World leaders’ plans to limit global carbon emissions will fall 60 percent short of even their wholly inadequate target to reach net zero by 2050.
The statistics come from the International Energy Agency (IEA), an intergovernmental organisation established by the OECD group of richer countries’ governments.
Environmentalists have criticised it in the past for underestimating the role of renewables to produce energy and for boosting fracking.
But it’s right that carbon emissions would decrease by just 40 percent by the middle of the century if countries stick to their present climate pledges.
In fact, even these weak promises may be dumped in the rush to restore profits after the pandemic. In the days leading up to the Cop26 climate summit in Glasgow, the news was of governments rushing to burn coal to produce electricity, not turning towards renewables.
That’s one reason why 2021 is set to see the second-largest increase in CO2 emissions in history.
The IEA’s executive director Fatih Birol thinks the way to a future without fossil fuels lies with using capitalist methods. He urges politicians at the Cop26 summit to say to corporations, “If you invest in old energy sources, dirty energy sources, you are risking to lose your money. If you invest in clean energy, you’ll make handsome profits.”
But that’s a method that has utterly failed in recent decades. Major corporations continue to evade the meagre financial curbs on the most polluting activists, and the profits are greater than any special taxes or even fines.

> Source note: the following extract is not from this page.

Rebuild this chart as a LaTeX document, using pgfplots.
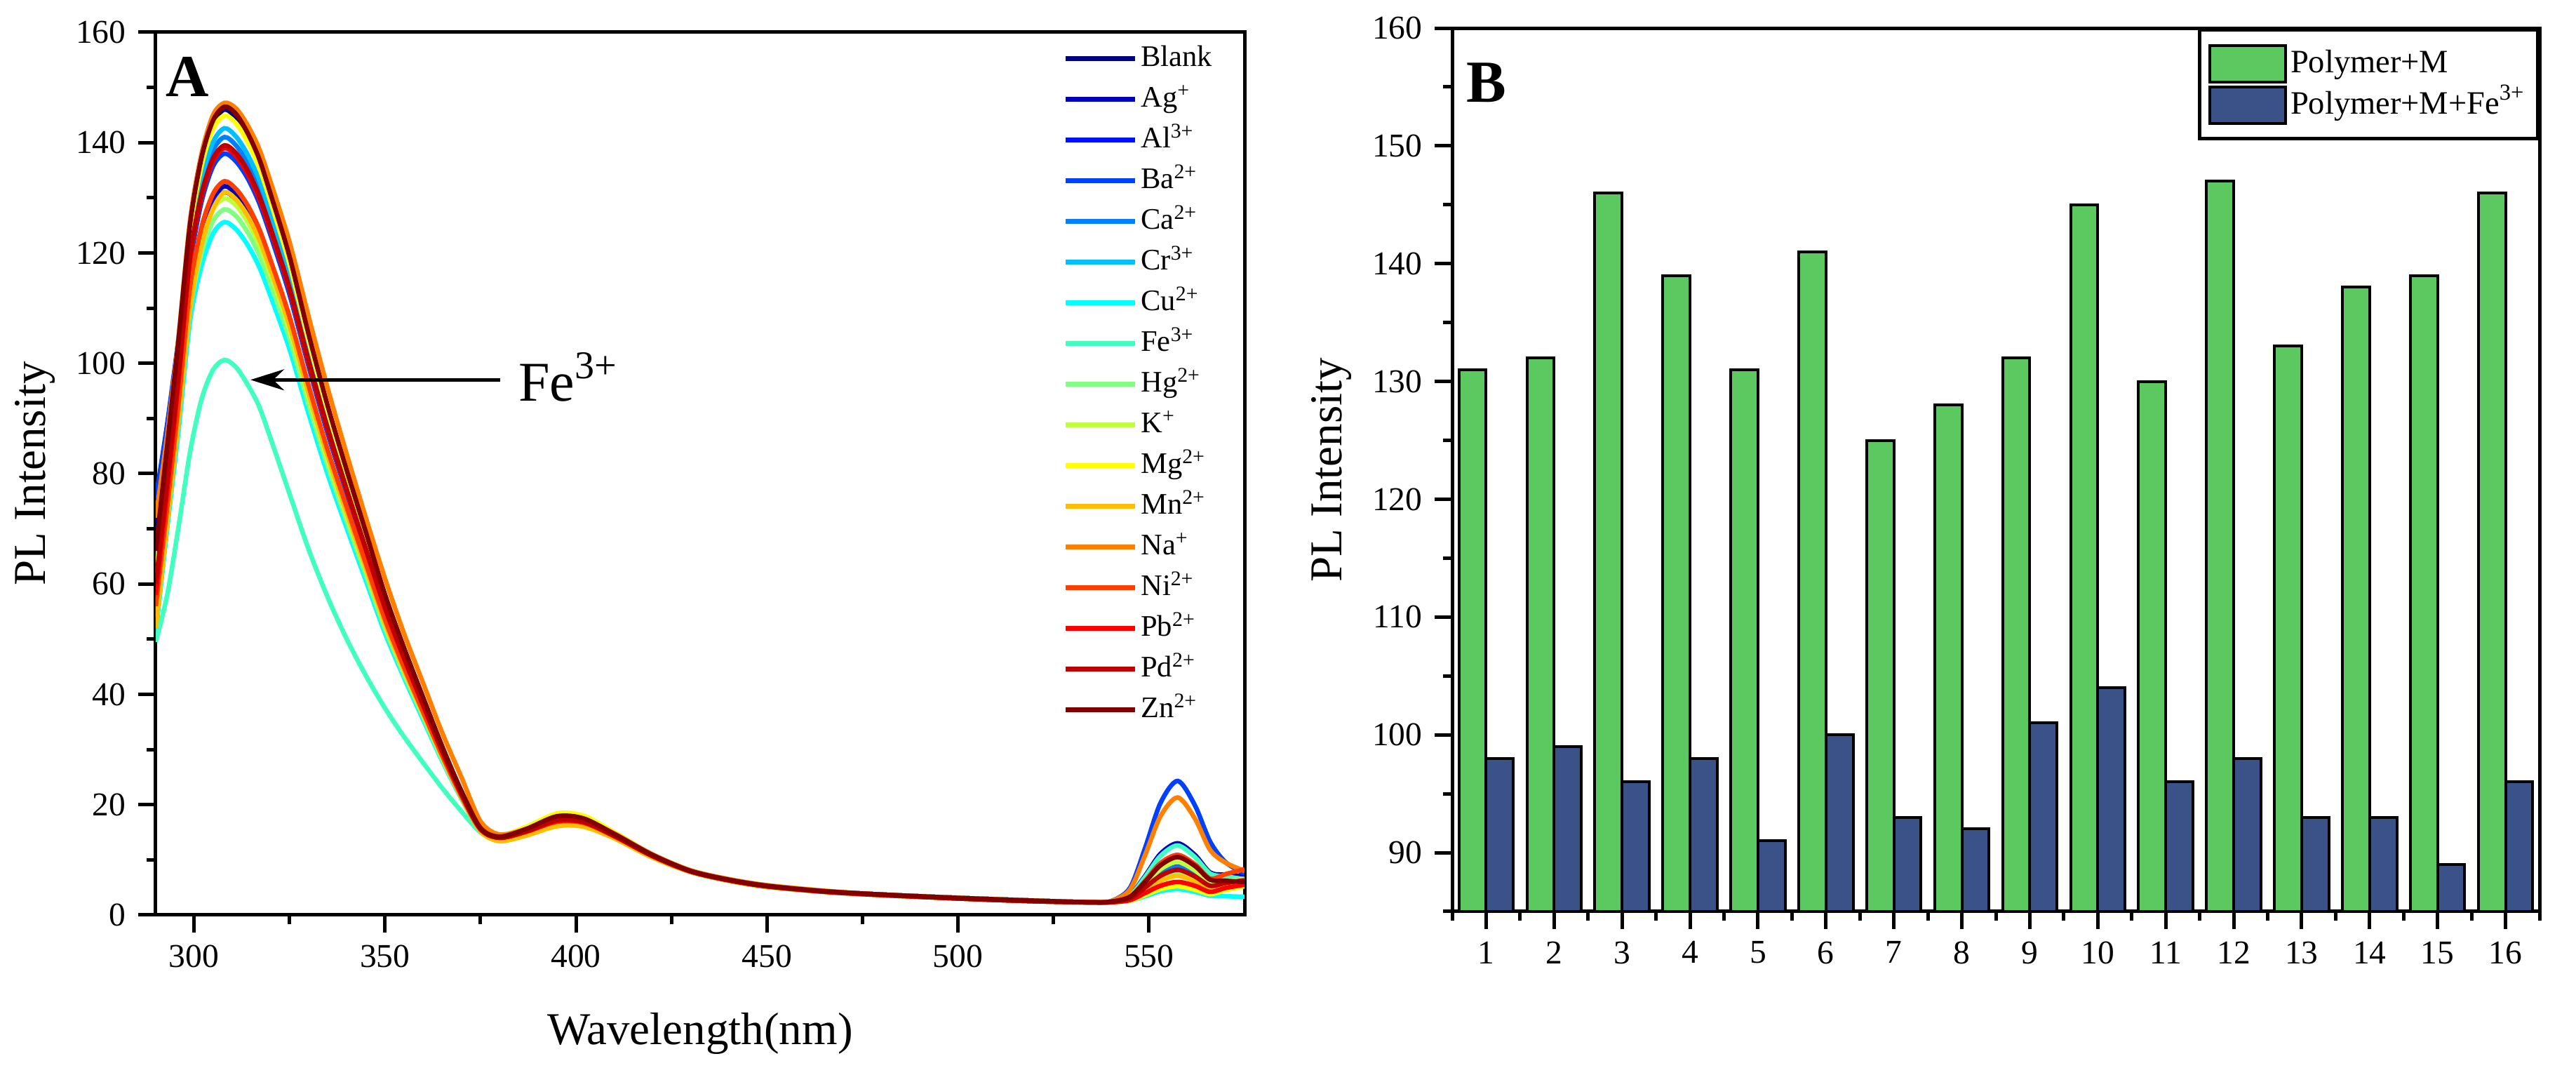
\documentclass[border=0pt]{standalone}
\usepackage{fontspec}
\setmainfont{Liberation Serif}
\usepackage{pgfplots}
\usepackage{pgfplotstable}
\pgfplotsset{compat=1.18}
\usetikzlibrary{arrows.meta}

\definecolor{cBlank}{HTML}{000080}
\definecolor{cAg}{HTML}{0000BF}
\definecolor{cAl}{HTML}{0010FF}
\definecolor{cBa}{HTML}{0040FF}
\definecolor{cCa}{HTML}{0080FF}
\definecolor{cCr}{HTML}{00BFFF}
\definecolor{cCu}{HTML}{00FFFF}
\definecolor{cFe}{HTML}{40FFBF}
\definecolor{cHg}{HTML}{80FF80}
\definecolor{cK}{HTML}{BFFF40}
\definecolor{cMg}{HTML}{FFFF00}
\definecolor{cMn}{HTML}{FFBF00}
\definecolor{cNa}{HTML}{FF8000}
\definecolor{cNi}{HTML}{FF4000}
\definecolor{cPb}{HTML}{FF0000}
\definecolor{cPd}{HTML}{BF0000}
\definecolor{cZn}{HTML}{800000}
\definecolor{bgreen}{HTML}{5CC860}
\definecolor{bblue}{HTML}{3B5288}

\pgfplotstableread{
x Blank Ag Al Ba Ca Cr Cu Fe Hg K Mg Mn Na Ni Pb Pd Zn
290 70 68 66 75.5 64 62 51 49.5 54 55 61 52 72 56 58 60 66
293 86 79 78 89 82 81 70 58 72 73 81 71 87 74 77 78.5 85
296 103.5 95 94 104.5 100.5 100.5 88 70.5 90 91.5 101.5 90 105 93 97 98 104.5
299 124.8 113.1 112.2 118.5 120.6 121.9 107.7 84 109.7 111.3 123.9 110 126 113.9 118.9 119.4 125.3
302 136.8 123.8 122.8 129.3 132.1 133.5 117.7 93.5 120 121.8 135.8 121.5 138 124.7 130.2 130.7 137.3
305 143.5 129.8 128.8 135.7 138.6 140.1 123.5 98.8 125.8 127.8 142.5 128 145 130.7 136.6 137.1 144
308 146 132.1 131 138 141 142.6 125.6 100.6 127.9 129.9 144.9 131 147.2 133 139 139.5 146.5
311 144.5 130.7 129.7 136.6 139.5 141.1 124.3 99.3 126.7 128.6 143.5 129.7 146.2 131.6 137.6 138.1 145.2
314 141.2 127.8 126.8 133.6 136.4 137.9 121.5 96.2 123.8 125.7 140.2 126.8 143.2 128.7 134.4 135 141.8
317 136.6 123.6 122.6 129.2 131.9 133.4 117.6 92.3 119.8 121.6 135.6 122.6 139 124.5 130 130.5 137.2
320 130.3 118 117.1 123.3 125.9 127.3 112.3 86.5 114.4 116.1 129.4 117.1 133 118.8 124.1 124.6 130.8
325 118.9 107.8 106.9 112.5 114.9 116.1 102.6 76.4 104.5 106.1 118 106.9 122 108.5 113.3 113.7 119.4
330 104.9 95.3 94.6 99.5 101.5 102.6 90.9 66.3 92.5 93.9 104.2 94.6 108.5 96 100.1 100.5 105.3
335 92 83.8 83.2 87.3 89 90 79.9 57.6 81.4 82.5 91.4 83.2 95.5 84.3 87.9 88.2 92.3
340 80.4 73.4 72.9 76.4 77.9 78.7 70.1 50.0 71.3 72.3 79.9 72.9 83.5 73.9 76.9 77.1 80.6
345 69.2 63.3 62.9 65.8 67.1 67.7 60.6 43.4 61.6 62.5 68.7 62.9 72 63.7 66.2 66.4 69.4
350 57.9 53.3 52.9 55.3 56.3 56.8 51.1 37.5 51.9 52.6 57.6 52.9 61 53.6 55.6 55.8 58.1
355 48.3 44.7 44.4 46.2 47 47.4 43 32.3 43.6 44.1 48 44.4 51 44.9 46.5 46.6 48.4
360 39.3 36.7 36.5 37.8 38.4 38.7 35.4 27.6 35.9 36.3 39.1 36.5 42 36.8 38 38.1 39.4
365 30.5 28.8 28.6 29.5 29.9 30.1 27.9 23 28.2 28.5 30.4 28.6 33 28.9 29.6 29.7 30.5
370 22.4 21.6 21.5 21.9 22.1 22.2 21.1 18.8 21.3 21.4 22.4 21.3 25 21.6 22 22 22.5
375 15.8 15.6 15.6 15.7 15.7 15.7 15.3 15 15.5 15.5 15.9 15.2 17 15.5 15.6 15.6 15.8
380 14.2 14.1 14.1 14.2 14.2 14.2 13.8 13.4 14.0 14.0 14.4 13.4 14.6 14.0 14.0 14.0 14.2
387 15.5 15.3 15.3 15.5 15.4 15.3 14.8 14.5 15.2 15.3 16.0 14.4 15.6 15.1 15.1 15.2 15.6
395 17.8 17.4 17.3 17.6 17.5 17.3 16.3 16.5 17.0 17.5 18.4 16.1 17.6 16.9 17.0 17.2 17.9
402 17.4 17.0 17.0 17.2 17.1 17.0 16.1 16.3 16.8 17.1 18.0 16.0 17.3 16.7 16.8 16.9 17.5
410 14.6 14.4 14.4 14.5 14.5 14.4 14.0 14.0 14.3 14.4 15.0 13.9 14.8 14.3 14.3 14.4 14.7
420 10.8 10.7 10.7 10.8 10.8 10.7 10.5 10.5 10.6 10.7 11.0 10.4 11.0 10.7 10.7 10.7 10.9
430 8.0 8.0 8.0 8.0 8.0 8.0 7.8 7.8 7.9 8.0 8.1 7.8 8.1 7.9 7.9 7.9 8.0
440 6.4 6.4 6.3 6.4 6.4 6.4 6.2 6.2 6.3 6.3 6.5 6.2 6.5 6.3 6.3 6.3 6.4
450 5.3 5.3 5.2 5.3 5.3 5.3 5.1 5.1 5.2 5.2 5.4 5.1 5.4 5.2 5.2 5.2 5.3
465 4.3 4.3 4.3 4.3 4.3 4.3 4.2 4.2 4.2 4.3 4.4 4.2 4.4 4.3 4.2 4.3 4.3
480 3.7 3.7 3.7 3.7 3.7 3.7 3.6 3.6 3.6 3.7 3.7 3.6 3.7 3.7 3.6 3.7 3.7
500 3.1 3.1 3.1 3.1 3.1 3.1 3.0 3.0 3.0 3.1 3.1 3.0 3.1 3.0 3.0 3.0 3.1
520 2.6 2.6 2.6 2.6 2.6 2.6 2.5 2.5 2.5 2.6 2.6 2.5 2.6 2.5 2.5 2.5 2.6
535 2.3 2.3 2.3 2.3 2.3 2.3 2.2 2.3 2.3 2.3 2.3 2.3 2.3 2.3 2.3 2.3 2.3
540 2.4 2.4 2.4 2.5 2.4 2.4 2.3 2.4 2.4 2.4 2.3 2.3 2.5 2.4 2.3 2.4 2.4
545 3.1 3.6 3.0 4.9 3.1 3.0 2.6 3.5 2.9 3.2 2.6 2.9 4.6 3.3 2.7 3.0 3.3
549 5.3 7.1 5.1 12.2 5.2 4.9 3.4 6.9 4.6 5.6 3.6 4.5 10.9 6.2 4.0 5.0 6.0
553 7.8 11.1 7.4 20.3 7.5 7.0 4.3 10.7 6.6 8.3 4.7 6.2 17.9 9.4 5.3 7.1 9.0
557.5 9.0 13.0 8.5 24.3 8.7 8.0 4.7 12.6 7.5 9.6 5.2 7.1 21.3 10.9 6.0 8.2 10.5
562 7.7 10.9 7.3 19.9 7.4 6.9 4.2 10.5 6.5 8.1 4.6 6.1 17.5 9.2 5.3 7.0 8.9
566 5.7 7.7 5.4 13.3 5.5 5.2 3.5 7.5 4.9 6.0 3.8 4.7 11.8 6.6 4.2 5.3 6.4
570 5.8 7.3 5.7 9.6 6.0 5.6 3.4 7.0 5.2 6.2 4.5 5.3 9.5 7.4 4.9 5.8 6.2
575 6.0 7.0 6.0 7.5 6.5 6.0 3.3 6.5 5.5 6.5 5.2 5.8 8.0 8.3 5.5 6.3 6.0
}\specA

\pgfplotstableread{
cat green blue
1 131 98
2 132 99
3 146 96
4 139 98
5 131 91
6 141 100
7 125 93
8 128 92
9 132 101
10 145 104
11 130 96
12 147 98
13 133 93
14 138 93
15 139 89
16 146 96
}\barsB

\pgfplotsset{
  myaxis/.style={
    scale only axis,
    axis line style={line width=1pt},
    tick style={line width=1pt, black},
    tick align=outside,
    major tick length=5pt,
    minor tick length=2.6pt,
    xtick pos=bottom, ytick pos=left,
    tick label style={font=\fontsize{9.5}{11}\selectfont},
    label style={font=\fontsize{13}{15}\selectfont},
    /pgf/number format/assume math mode=true,
  },
  specplot/.style={line width=1.3pt, smooth, tension=0.5},
  linelegend/.style={legend image code/.code={\draw[##1, line width=1.3pt] (0pt,0pt) -- (19.8pt,0pt);}},
  barlegend/.style={legend image code/.code={\draw[##1] (0pt,-5.2pt) rectangle (21.6pt,5.2pt);}},
}

\begin{document}
\begin{tikzpicture}
% ---------------- Panel A ----------------
\begin{axis}[myaxis,
  at={(44.4pt,43.6pt)}, anchor=south west,
  width=310.4pt, height=251.6pt,
  xmin=290, xmax=575, ymin=0, ymax=160,
  xtick={300,350,...,550}, minor xtick={325,375,425,475,525},
  ytick={0,20,...,160}, minor ytick={10,30,...,150},
  xlabel={Wavelength(nm)}, ylabel={PL Intensity},
  xlabel style={at={(axis description cs:0.5,-0.1463)}, anchor=base},
  ylabel style={at={(axis description cs:-0.111,0.5)}, anchor=center},
  legend style={at={(0.833,0.992)}, anchor=north west, draw=none, fill=none,
    font=\fontsize{8.5}{10}\selectfont, inner sep=0pt, row sep=1.1pt,
    nodes={inner sep=1pt, text height=6.5pt, text depth=2pt}},
  legend cell align=left,
  linelegend,
]
\addplot[specplot, cBlank] table[x=x, y=Blank] {\specA}; \addlegendentry{Blank}
\addplot[specplot, cAg] table[x=x, y=Ag] {\specA}; \addlegendentry{Ag\textsuperscript{+}}
\addplot[specplot, cAl] table[x=x, y=Al] {\specA}; \addlegendentry{Al\textsuperscript{3+}}
\addplot[specplot, cBa] table[x=x, y=Ba] {\specA}; \addlegendentry{Ba\textsuperscript{2+}}
\addplot[specplot, cCa] table[x=x, y=Ca] {\specA}; \addlegendentry{Ca\textsuperscript{2+}}
\addplot[specplot, cCr] table[x=x, y=Cr] {\specA}; \addlegendentry{Cr\textsuperscript{3+}}
\addplot[specplot, cCu] table[x=x, y=Cu] {\specA}; \addlegendentry{Cu\textsuperscript{2+}}
\addplot[specplot, cFe] table[x=x, y=Fe] {\specA}; \addlegendentry{Fe\textsuperscript{3+}}
\addplot[specplot, cHg] table[x=x, y=Hg] {\specA}; \addlegendentry{Hg\textsuperscript{2+}}
\addplot[specplot, cK] table[x=x, y=K] {\specA}; \addlegendentry{K\textsuperscript{+}}
\addplot[specplot, cMg] table[x=x, y=Mg] {\specA}; \addlegendentry{Mg\textsuperscript{2+}}
\addplot[specplot, cMn] table[x=x, y=Mn] {\specA}; \addlegendentry{Mn\textsuperscript{2+}}
\addplot[specplot, cNa] table[x=x, y=Na] {\specA}; \addlegendentry{Na\textsuperscript{+}}
\addplot[specplot, cNi] table[x=x, y=Ni] {\specA}; \addlegendentry{Ni\textsuperscript{2+}}
\addplot[specplot, cPb] table[x=x, y=Pb] {\specA}; \addlegendentry{Pb\textsuperscript{2+}}
\addplot[specplot, cPd] table[x=x, y=Pd] {\specA}; \addlegendentry{Pd\textsuperscript{2+}}
\addplot[specplot, cZn] table[x=x, y=Zn] {\specA}; \addlegendentry{Zn\textsuperscript{2+}}
\draw[-{Stealth[length=9.6pt,width=6pt]}, line width=1pt] (axis cs:380.1,97) -- (axis cs:314.8,97);
\node[anchor=west, inner sep=0pt, font=\fontsize{16}{16}\selectfont] at (axis cs:384.8,97.5) {Fe\textsuperscript{3+}};
\node[anchor=north west, inner sep=0pt, font=\fontsize{17}{17}\selectfont\bfseries] at (rel axis cs:0.0084,0.973) {A};
\end{axis}

% ---------------- Panel B ----------------
\begin{axis}[myaxis,
  at={(414pt,44.6pt)}, anchor=south west,
  width=310pt, height=251.8pt,
  xmin=0.5, xmax=16.5, ymin=85, ymax=160,
  ybar=0pt, bar width=7.75pt,
  xtick={1,...,16}, minor xtick={0.5,1.5,...,16.5},
  ytick={90,100,...,160}, minor ytick={85,95,...,155},
  ylabel={PL Intensity},
  ylabel style={at={(axis description cs:-0.111,0.5)}, anchor=center},
  legend style={at={(1,1)}, anchor=north east, draw=black, line width=1pt, fill=white,
    font=\fontsize{9.3}{11}\selectfont, inner xsep=2.5pt, inner ysep=4pt, row sep=0.6pt,
    nodes={inner sep=1pt, text height=7pt, text depth=2pt}},
  legend cell align=left,
]
\addplot[fill=bgreen, draw=black, line width=0.8pt, barlegend]
  table[x=cat, y=green] {\barsB};
\addlegendentry{Polymer+M}
\addplot[fill=bblue, draw=black, line width=0.8pt, barlegend]
  table[x=cat, y=blue] {\barsB};
\addlegendentry{Polymer+M+Fe\textsuperscript{3+}}
\node[anchor=north west, inner sep=0pt, font=\fontsize{17}{17}\selectfont\bfseries] at (rel axis cs:0.0129,0.961) {B};
\end{axis}
\pgfresetboundingbox
\useasboundingbox (0,0) rectangle (734.4pt,304.4pt);
\end{tikzpicture}
\end{document}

The Tory government is now debating how much help to give businesses that use the highest amounts of gas. Ministers will bail out major industrial players while abandoning ordinary people to fearsomely higher prices to heat their homes and cook their food.
On the same day the IEA report was issued, the Environment Agency in Britain said that it’s a case of “adapt or die” in the face of climate change.
The government agency’s chair, Emma Howard Boyd, warned that deadly events such as the flooding in Germany this summer would hit Britain. She said Britain had to make itself resilient to the more violent weather the climate emergency is bringing.
The agency added that it cannot protect everyone from increasing flood and coastal risks. And that traditional flood defences will not be able to prevent all flooding and coastal erosion.
The inevitable effects of climate change that have already happened will require urgent investment in more defences and more resilience.
But the crucial shift is to take action to halt further climate change. For the present system, “adaptation” means capitalism adapting to the problems that capitalism has caused without interfering with the relentless accumulation required for profit-making.